This is the second in a series of blogs that will help oganisations to improve its budgeting process. In the last blog (Oh no it’s budgeting season) I covered some of the problems with traditional budgeting. In this blog I will look at the first area that needs attention - the others will be covered in future blogs. The starting point for improving the budgeting process is to define why an organisation would want to set a budget. James McKinsey, back in the 1920s defined budgeting as a way of setting standards of performance and a means of coordinating activities between departments. There’s nothing wrong with this definition today except that the way in which budgeting is conducted is often at odds with that purpose.
One thing is for sure - budgeting is an integral part of a much larger planning process aimed at managing organisational performance. That process typically consists of:
Strategic planning that takes a long-term view of where the organisation should be, given where the market is heading. This view contrasts the organisations current capabilities and those of competitors to decide what it has to do in order to achieve its mission in the future.
- Tactical planning follows next that looks in more detail at the activities to be implemented in order to achieve strategic plan goals, and considers the timing of change as well as the resources required.
- Budgeting is concerned with allocating resources to ensure the day-to-day operation of the business.

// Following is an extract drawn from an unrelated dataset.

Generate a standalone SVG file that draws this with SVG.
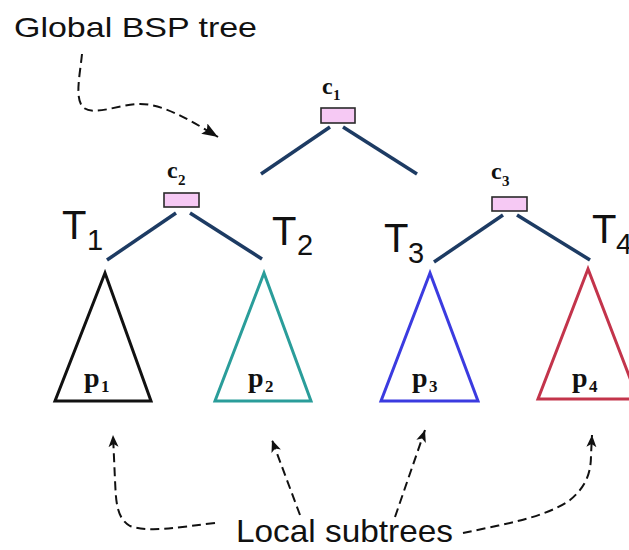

Budgets can be thought of those that support existing business processes (‘business as usual’), and those that are allocated to strategic initiatives.
- Financial / capital planning looks at cash requirements and the best source of funds
- Operational planning takes place throughout the year to optimize different business processes, for example, organising production with short-term forecasts and available resources.
- Lastly there is Forecasting whose aim is to gain a short-term view of what is actually going to happen. It takes into account current sales activity and operational expenditure to give a realistic assessment of what the organization will achieve if the current course continues.
- This may seem obvious, but get a formal agreement on the purpose of the budget by all those involved in the process and how it fits in with other types of planning. This will help to determine the content of the budget that will be covered in future blogs.